Good old Hackney. However trendy the area becomes, there are still the gangs and there are still the guns; and there are still youngsters with no apparent hope or self respect beyond what they believe such things offer them.

And like August's rooters and looters, torching people's homes and wrecking small businesses only a little further away, they don't give a damn about anyone else getting caught up in their spiral of self-hating and self-destructive violence.

Depressed, I turned away and tried to concentrate on the shopping, but was distracted enough that I forgot the butter and actually had to return a short while later.

Fortunately, an afternoon spent 'watching', via the internet, as Manchester City overcame the week's tribulations by beating Blackburn Rovers 4-0 away from home, cheered me.

But what were today's culinary solutions?

First, for lunch, a salad of endive, with wafer thin red onion, a small Cox apple, blushing pink inside when it was cored and sliced, shavings of Montgomery Cheddar, cob nuts and a dressing of lemon juice, virgin oil and honey.

Full of taste and textural contrasts, and a perfect celebration of English ingredients to mark both the end of British Food Fortnight and British Cheese Week. Seasonal, yet light. It can be done.

It was inspired by a recipe but didn't follow it to the letter – the Cheddar instead of blue cheese, and no blue cheese dressing, cob nuts instead of walnuts.

And the evening presented a similar opportunity. I had been intended to do Ramsey's pan-roasted cod, served on a bed of garlic potato purée, with ceps.

But there was no cod, so I picked up some of Vicki's beautiful smoked haddock instead and did a little adjusting.

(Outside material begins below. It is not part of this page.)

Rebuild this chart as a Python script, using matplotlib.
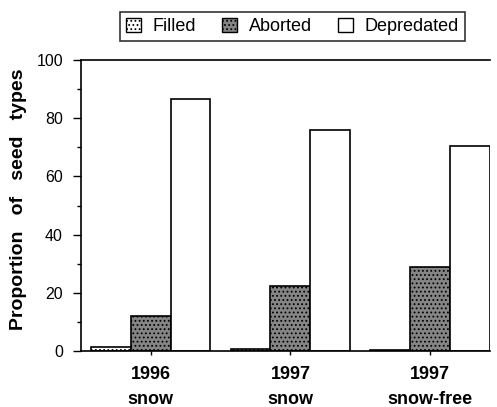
import matplotlib
matplotlib.use("Agg")
import matplotlib.pyplot as plt
import numpy as np
from matplotlib.patches import Patch

plt.rcParams['font.family'] = ['Liberation Sans', 'DejaVu Sans']
plt.rcParams['hatch.linewidth'] = 0.8

categories = ["1996\nsnow", "1997\nsnow", "1997\nsnow-free"]
series_names = ["Filled", "Aborted", "Depredated"]
filled = [1.5, 0.8, 0.3]
aborted = [12, 22.5, 29]
depredated = [86.5, 76, 70.5]
yticks = [0, 20, 40, 60, 80, 100]

fig = plt.figure(figsize=(4.97, 4.07), dpi=100)
ax = fig.add_axes([81/497, 1-351/407, (490-81)/497, (351-60)/407])

x = np.arange(len(categories))
w = 0.285
styles = [
    dict(facecolor='white', hatch='....', edgecolor='black'),
    dict(facecolor='#858585', hatch='....', edgecolor='black'),
    dict(facecolor='white', edgecolor='black'),
]
for i, (vals, st) in enumerate(zip([filled, aborted, depredated], styles)):
    ax.bar(x + (i - 1) * w, vals, w, linewidth=1.2, **st)

ax.set_xlim(-0.5, 2.43)
ax.set_ylim(0, 100)
ax.set_yticks(yticks)
ax.set_yticks(range(10, 100, 20), minor=True)
ax.set_xticks(x)
ax.set_xticklabels(categories, fontweight='bold', fontsize=13, linespacing=1.6)
ax.tick_params(axis='y', labelsize=11.5, direction='out', length=6, width=1, pad=7)
ax.tick_params(axis='y', which='minor', direction='out', length=3, width=1)
ax.tick_params(axis='x', direction='out', length=3, width=1, pad=8)
ax.spines['right'].set_visible(False)
for s in ['left', 'bottom', 'top']:
    ax.spines[s].set_linewidth(1.2)
ax.set_ylabel("Proportion   of   seed   types", fontweight='bold', fontsize=14)
ax.yaxis.set_label_coords(-54/409, (351-199)/291)

handles = [Patch(linewidth=1, **st) for st in styles]
leg = fig.legend(handles, series_names, loc='center', bbox_to_anchor=(292.5/497, 1-26.5/407),
                 ncol=3, frameon=True, fancybox=False, edgecolor='black', fontsize=13,
                 handlelength=0.83, handleheight=0.83, handletextpad=0.65, columnspacing=1.45,
                 borderpad=0.3, borderaxespad=0)
leg.get_frame().set_linewidth(1.2)

fig.savefig("out.png", dpi=100)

In this case, I roasted the fish in a gratin dish, dotted with plenty of butter and covered in foil, at about 155˚C for 20 minutes.

The potato was cooked, pressed through the ricer and then had butter and good double cream beaten into it.

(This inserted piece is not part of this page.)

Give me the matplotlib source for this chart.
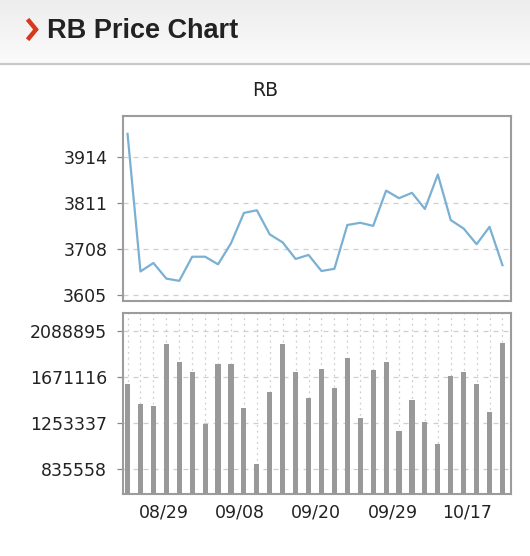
import matplotlib
matplotlib.use("Agg")
import matplotlib.pyplot as plt
import numpy as np
from matplotlib.lines import Line2D

# Price (close) for each trading day
prices = [3965, 3657, 3676, 3641, 3636, 3690, 3690, 3673, 3720, 3788,
          3794, 3740, 3722, 3685, 3694, 3658, 3663, 3761, 3766, 3759,
          3838, 3821, 3833, 3797, 3874, 3772, 3753, 3718, 3757, 3671]

# Volume for each trading day
volumes = [1604800, 1423200, 1405000, 1965400, 1804600, 1713800, 1238800, 1789200, 1789200, 1384100,
           881000, 1529400, 1970900, 1713800, 1474900, 1741100, 1571200, 1838200, 1293300, 1732000,
           1807400, 1180700, 1459500, 1257000, 1059900, 1677500, 1716500, 1607600, 1347800, 1979900]

price_ticks = [3605, 3708, 3811, 3914]
volume_ticks = [835558, 1253337, 1671116, 2088895]
date_labels = ["08/29", "09/08", "09/20", "09/29", "10/17"]
date_pos = [2.8, 8.7, 14.6, 20.5, 26.3]

W, H = 530, 556
fig = plt.figure(figsize=(W / 100, H / 100), dpi=100)
fig.patch.set_facecolor("white")

# Header band with a soft gradient
hdr = fig.add_axes([0, 1 - 63 / H, 1, 63 / H])
hdr.set_axis_off()
grad = np.linspace(0, 1, 64).reshape(-1, 1)
hdr.imshow(grad, aspect="auto", cmap=matplotlib.colors.LinearSegmentedColormap.from_list(
    "hdr", ["#ededed", "#fbfbfb"]), extent=[0, 1, 0, 1])
hdr.set_xlim(0, 1)
hdr.set_ylim(0, 1)
fig.add_artist(Line2D([0, 1], [1 - 64 / H, 1 - 64 / H], color="#c8c8c8", lw=1.6,
                      transform=fig.transFigure))

# Red chevron and page title
fig.add_artist(Line2D([29 / W, 36 / W, 29 / W], [1 - 21 / H, 1 - 29.5 / H, 1 - 38 / H],
                      color="#d8391c", lw=3.2, solid_joinstyle="miter",
                      transform=fig.transFigure))
fig.text(47 / W, 1 - 30.5 / H, "RB Price Chart", fontsize=19.5, fontweight="bold",
         family="Liberation Sans", color="#222222", va="center", ha="left")
fig.text(265 / W, 1 - 91 / H, "RB", fontsize=13.5, color="#222222", ha="center", va="center")

x = np.arange(len(prices))
xlim = (-0.39, 29.66)
frame_color = "#9c9c9c"
grid_color = "#cfcfcf"
tick_font = 12.5

left = 122.5 / W
width = (511 - 122.5) / W

# Price panel
ax1 = fig.add_axes([left, 1 - 300.5 / H, width, (300.5 - 116) / H])
ax1.plot(x, prices, color="#7ab0d4", lw=1.6)
ax1.set_xlim(*xlim)
ax1.set_ylim(3592, 4005)
ax1.set_yticks(price_ticks)
ax1.set_yticklabels([str(v) for v in price_ticks])
ax1.set_xticks([])
ax1.yaxis.grid(True, color=grid_color, ls=(0, (4, 4)), lw=0.9)

# Volume panel
ax2 = fig.add_axes([left, 1 - 494 / H, width, (494 - 312.7) / H])
ax2.bar(x, volumes, width=0.4, color="#999999", zorder=3)
ax2.set_xlim(*xlim)
ax2.set_ylim(605760, 2252373)
ax2.set_yticks(volume_ticks)
ax2.set_yticklabels([str(v) for v in volume_ticks])
ax2.set_xticks(date_pos)
ax2.set_xticklabels(date_labels)
ax2.set_xticks(x, minor=True)
ax2.yaxis.grid(True, color=grid_color, ls=(0, (4, 4)), lw=0.9, zorder=0)
ax2.xaxis.grid(True, which="minor", color=grid_color, ls=(0, (1.5, 3)), lw=0.9, zorder=0)

for ax in (ax1, ax2):
    ax.set_axisbelow(True)
    for s in ax.spines.values():
        s.set_color(frame_color)
        s.set_linewidth(1.5)
    ax.tick_params(axis="y", length=4, width=0.9, color="#888888", pad=7,
                   labelsize=tick_font, labelcolor="#222222")
    ax.tick_params(axis="x", which="both", length=0, pad=7,
                   labelsize=tick_font, labelcolor="#222222")

fig.savefig("out.png", dpi=100)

The ceps were thinly sliced and cooked gently in a little butter, before a good squeeze of lemon was added, the pan shaken carefully and then left to heat back up.

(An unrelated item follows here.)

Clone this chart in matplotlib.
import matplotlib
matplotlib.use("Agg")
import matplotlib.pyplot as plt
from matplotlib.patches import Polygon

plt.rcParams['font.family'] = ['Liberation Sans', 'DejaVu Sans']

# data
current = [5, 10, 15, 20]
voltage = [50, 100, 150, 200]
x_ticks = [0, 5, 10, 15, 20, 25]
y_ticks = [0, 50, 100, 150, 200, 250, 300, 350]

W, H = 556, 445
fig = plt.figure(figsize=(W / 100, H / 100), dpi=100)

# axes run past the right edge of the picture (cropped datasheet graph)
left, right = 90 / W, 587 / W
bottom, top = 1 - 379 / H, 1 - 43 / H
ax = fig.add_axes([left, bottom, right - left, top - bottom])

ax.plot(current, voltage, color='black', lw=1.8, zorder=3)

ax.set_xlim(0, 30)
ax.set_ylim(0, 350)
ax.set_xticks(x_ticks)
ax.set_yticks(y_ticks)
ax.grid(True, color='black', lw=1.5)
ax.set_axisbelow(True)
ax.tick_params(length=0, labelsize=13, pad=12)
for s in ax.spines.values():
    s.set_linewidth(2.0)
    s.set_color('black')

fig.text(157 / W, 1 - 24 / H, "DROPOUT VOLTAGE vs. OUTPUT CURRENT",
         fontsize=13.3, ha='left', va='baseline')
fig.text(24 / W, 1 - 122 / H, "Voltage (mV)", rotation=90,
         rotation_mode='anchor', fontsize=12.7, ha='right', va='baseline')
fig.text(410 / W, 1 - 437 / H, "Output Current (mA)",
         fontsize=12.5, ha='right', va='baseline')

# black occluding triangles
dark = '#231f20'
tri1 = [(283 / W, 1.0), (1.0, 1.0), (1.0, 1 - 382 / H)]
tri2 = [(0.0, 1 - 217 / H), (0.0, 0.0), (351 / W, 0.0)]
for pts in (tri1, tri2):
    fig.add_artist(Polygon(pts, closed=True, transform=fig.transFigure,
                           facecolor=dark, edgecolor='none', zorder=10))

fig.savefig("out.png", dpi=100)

And that was pretty much that - except instead of adding garlic to the potato, I seasoned it and the ceps with a little of the truffle salt that I'd bought in Carcassone back in July.

All in all, it was scummy. And suitably seasonal but not too heavy. And also not simply taken straight from a written recipe.

For dessert, a combination of seasonal pear – and downright unseasonable (but English!) strawberries: a match that seemed to completely exemplify the situation.

Later, as The Other Half and I sat outside in the dark, smoking, neighbours enjoyed a barbeque while watching The X Factor on a portable TV. At least not all partying in Hackney is violent.